Une question de souveraineté monétaire en Zone Euro
Face à l’annonce par Facebook de son projet de monnaie digitale « Libra » et à l’émergence des crypto-monnaies comme le Bitcoin, la BCE avait communiqué son intention de jeter les bases d’une monnaie digitale. Elle fait un pas de plus dans cette direction avec la publication d’un rapport définissant les contours de l’Euro Digital.
L’enjeu est de taille. Il s’agit de renforcer le statut de l’Euro en tant que devise globale. Par la même occasion, la BCE doit se positionner comme le garant incontestable de la monnaie en Zone Euro.
L’initiative n’est pas isolée : La BIS rappelait en début d’année 2020 que le développement de devises digitales (CBDC, ou Central Bank Digital Currency) était un projet pour 80% des banques centrales, mais que seulement 10% avaient atteint un stade de « projet pilote».
L’Euro digital : une garantie directe de la BCE
Concrètement, qu’est-ce que l’Euro digital ? Du point de l’utilisateur final, il se rapproche d’un billet de banque dématérialisé et s’oppose donc aux Euros dématérialisés sur les comptes bancaires des banques commerciales qui eux, ne sont qu’un jeu d’écriture comptable et ne sont pas directement garantis par la banque centrale. Autrement dit, il ne s’agit pas de digitaliser les comptes bancaires mais le distributeur automatique de billets. Différence majeure : ce n’est plus la solvabilité des banques commerciales mais celle de la BCE qui garantit la subsistance des Euros digitaux.
Au-delà de la garantie directe de la BCE, le rapport met en avant de nombreux avantages :
- Participation au mouvement de digitalisation de l’économie européenne et déclin du rôle du cash.
- Alternative aux monnaies digitales commerciales qui émergent et à la concurrence d’autres banques centrales.

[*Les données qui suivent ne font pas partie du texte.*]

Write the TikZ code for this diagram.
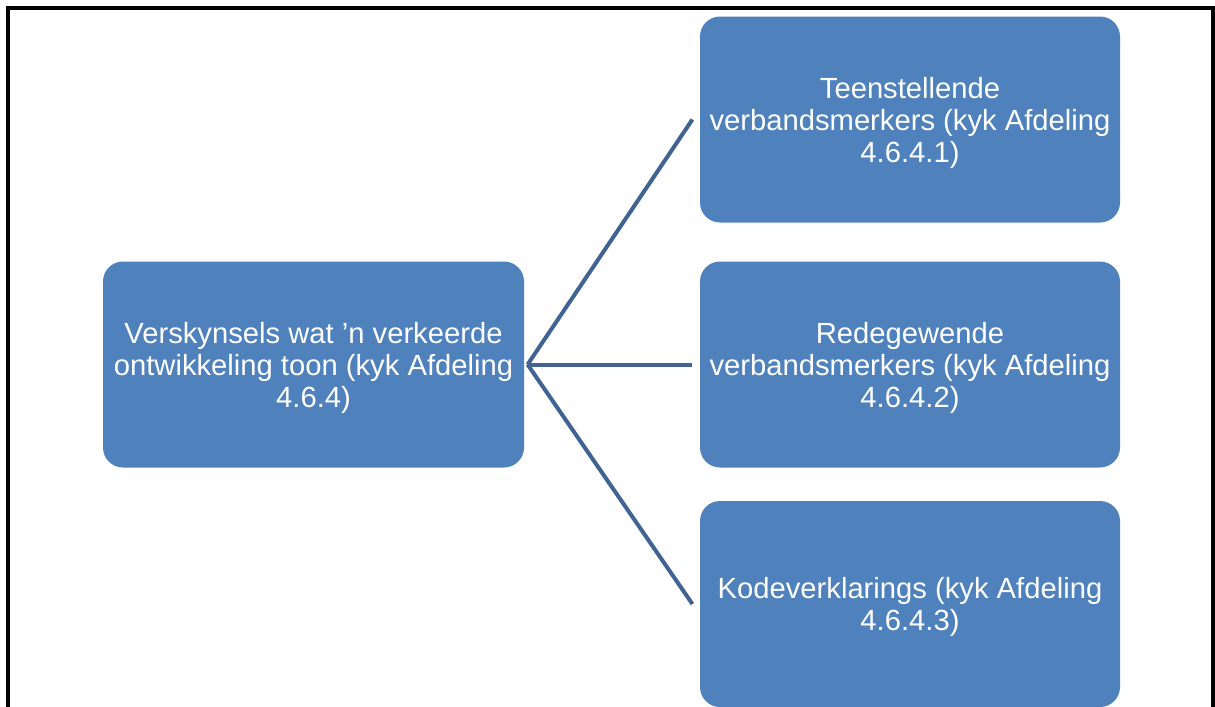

- Ouverture à de nouvelles méthodes de transmission de la politique monétaire qui ne transiterait plus nécessairement par les banques commerciales.
- Prévention contre le risque de rupture de service dans les paiements traditionnels (scénario « covid 19 » le billet devient un vecteur de transmission d’infections par exemple).
- Renforcement de l’euro comme devise globale (la BCE estime qu’en 2016, 30% du cash euro se situait en dehors de la zone euro).
- Diminution du cout d’usage de la devise euro et de son empreinte écologique.
Une monnaie digitale non disruptive pour le système bancaire
Le rapport dresse également une liste de lignes rouges à ne pas franchir :
- Ne pas concurrencer le dépôt bancaire et ne pas affaiblir le rôle d’intermédiation du système bancaire
- Etre un moyen de paiement, pas une forme d’investissement.
- Ne pas contribuer à la volatilité des capitaux.
- Pas d’euro digital sans « Cyber résilience ».
- Garantir le respect de la vie privée, bien que le papier de la BCE exclue la possibilité d’un anonymat total.
Il ressort du rapport que l’euro digital se veut notamment le moteur de croissance de solutions européennes de paiements en points de vente (POS) et entre pairs (P2P), dont l’offre s’est intensifiée et diversifiée sous l’impulsion des géants de la cyber-économie. Concrètement, il s’agit d’éviter que le consommateur européen règle ses dépenses quotidienne avec un Libra ou un Yuan digital.
Le mécanisme technique de détention et de transfert reste ouvert
Techniquement, comment l’euro digital pourrait fonctionner ? Concernant les mécanismes de transfert, la BCE envisage deux systèmes :
- soit l’utilisation de comptes traditionnels avec une tierce partie opérant le transfert,
- soit un transfert d’instruments de type token en direct entre l’émetteur et le destinataire d’un paiement. Dans ce cas, il est possible d’employer une technologie « blockchain », tout en conservant un rôle de supervision et de contrôle pour les intermédiaires régulés.
Plus généralement, le potentiel développement de l’euro digital semble s’appuyer sur le réseau existant d’institutions financières de la zone Euro.
Une solution pour les particuliers uniquement ? Pas entièrement, et c’est un point important de la fin de ce rapport. Bien que reconnaissant la pertinence de l’infrastructure existante pour gérer les paiements « institutionnels » (TARGET, TARGET2SECURITIES, TARGET Instant Payment Settlement (TIPS)), le rapport ouvre la porte à l’utilisation de l’euro digital pour les transactions institutionnelles et à une infrastructure décentralisée type blockchain pour la gestion des contrats financiers.
L’Euro digital reste aujourd’hui à l’état de projet. Les prochains développements devraient intervenir à partir de mi 2021. Il s’agirait alors d’une phase d’identification du premier MVP (Minimum Viable Product) répondant aux exigences du rapport.